• DATASET SECTION
_ _ _

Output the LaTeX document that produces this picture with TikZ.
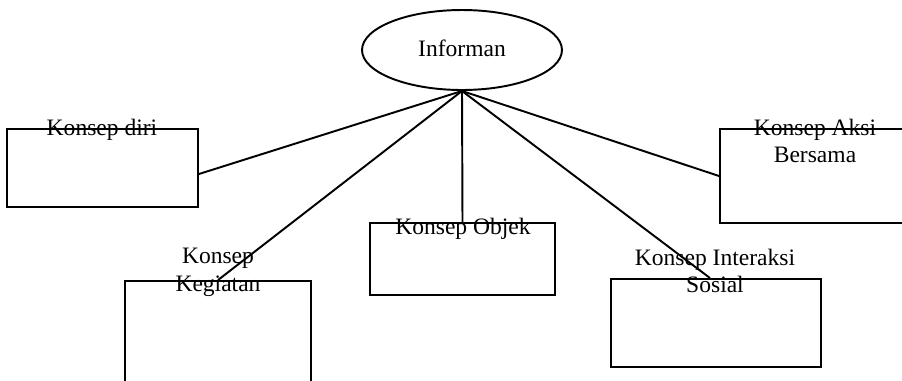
\documentclass[tikz,border=0pt]{standalone}
\usepackage{fontspec}
\setmainfont{Liberation Serif}
\usetikzlibrary{shapes.geometric}

\tikzset{
	konsep/.style={rectangle, draw, line width=1.1pt, inner sep=0pt},
	teks/.style={align=center, inner sep=0pt, font=\fontsize{13.4}{15.8}\selectfont},
	garis/.style={line width=1.1pt}
}

\begin{document}
\begin{tikzpicture}[x=0.02cm, y=-0.02cm]
		\useasboundingbox (0,0) rectangle (902,380);

		\node (informan) [ellipse, draw, line width=1.1pt, inner sep=0pt, minimum width=4cm, minimum height=1.6cm] at (462,50) {};
		\node[teks] (tinforman) at (462,48) {Informan};

		\node (diri) [konsep, minimum width=3.82cm, minimum height=1.56cm] at (102.5,168) {};
		\node (aksi) [konsep, minimum width=4.2cm, minimum height=1.88cm] at (825,176) {};
		\node (kegiatan) [konsep, minimum width=3.72cm, minimum height=2.36cm] at (218,340) {};
		\node (objek) [konsep, minimum width=3.7cm, minimum height=1.44cm] at (462.5,259) {};
		\node (interaksi) [konsep, minimum width=4.2cm, minimum height=1.76cm] at (716,323) {};

		\draw[garis] (informan.south) -- ([yshift=-0.12cm]diri.east);
		\draw[garis] (informan.south) -- (kegiatan.north);
		\draw[garis] (informan.south) -- (objek.north);
		\draw[garis] (informan.south) -- ([xshift=-0.12cm]interaksi.north);
		\draw[garis] (informan.south) -- (aksi.west);

		\node[teks] (tdiri) at (102,130) {Konsep diri};
		\node[teks] (taksi) at (815,141) {Konsep Aksi\\Bersama};
		\node[teks] (tkegiatan) at (218,272) {Konsep\\Kegiatan};
		\node[teks] (tobjek) at (463,229) {Konsep Objek};
		\node[teks] (tinteraksi) at (715,271) {Konsep Interaksi\\Sosial};
	\end{tikzpicture}
\end{document}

_ _ _

• JOB
Repeat the data in full and exactly. Omit pictures.

• EXERCISE OUTPUT
Output the LaTeX document that produces this picture with TikZ.
\documentclass[tikz,border=0pt]{standalone}
\usepackage{fontspec}
\setmainfont{Liberation Serif}
\usetikzlibrary{shapes.geometric}

\tikzset{
	konsep/.style={rectangle, draw, line width=1.1pt, inner sep=0pt},
	teks/.style={align=center, inner sep=0pt, font=\fontsize{13.4}{15.8}\selectfont},
	garis/.style={line width=1.1pt}
}

\begin{document}
\begin{tikzpicture}[x=0.02cm, y=-0.02cm]
		\useasboundingbox (0,0) rectangle (902,380);

		\node (informan) [ellipse, draw, line width=1.1pt, inner sep=0pt, minimum width=4cm, minimum height=1.6cm] at (462,50) {};
		\node[teks] (tinforman) at (462,48) {Informan};

		\node (diri) [konsep, minimum width=3.82cm, minimum height=1.56cm] at (102.5,168) {};
		\node (aksi) [konsep, minimum width=4.2cm, minimum height=1.88cm] at (825,176) {};
		\node (kegiatan) [konsep, minimum width=3.72cm, minimum height=2.36cm] at (218,340) {};
		\node (objek) [konsep, minimum width=3.7cm, minimum height=1.44cm] at (462.5,259) {};
		\node (interaksi) [konsep, minimum width=4.2cm, minimum height=1.76cm] at (716,323) {};

		\draw[garis] (informan.south) -- ([yshift=-0.12cm]diri.east);
		\draw[garis] (informan.south) -- (kegiatan.north);
		\draw[garis] (informan.south) -- (objek.north);
		\draw[garis] (informan.south) -- ([xshift=-0.12cm]interaksi.north);
		\draw[garis] (informan.south) -- (aksi.west);

		\node[teks] (tdiri) at (102,130) {Konsep diri};
		\node[teks] (taksi) at (815,141) {Konsep Aksi\\Bersama};
		\node[teks] (tkegiatan) at (218,272) {Konsep\\Kegiatan};
		\node[teks] (tobjek) at (463,229) {Konsep Objek};
		\node[teks] (tinteraksi) at (715,271) {Konsep Interaksi\\Sosial};
	\end{tikzpicture}
\end{document}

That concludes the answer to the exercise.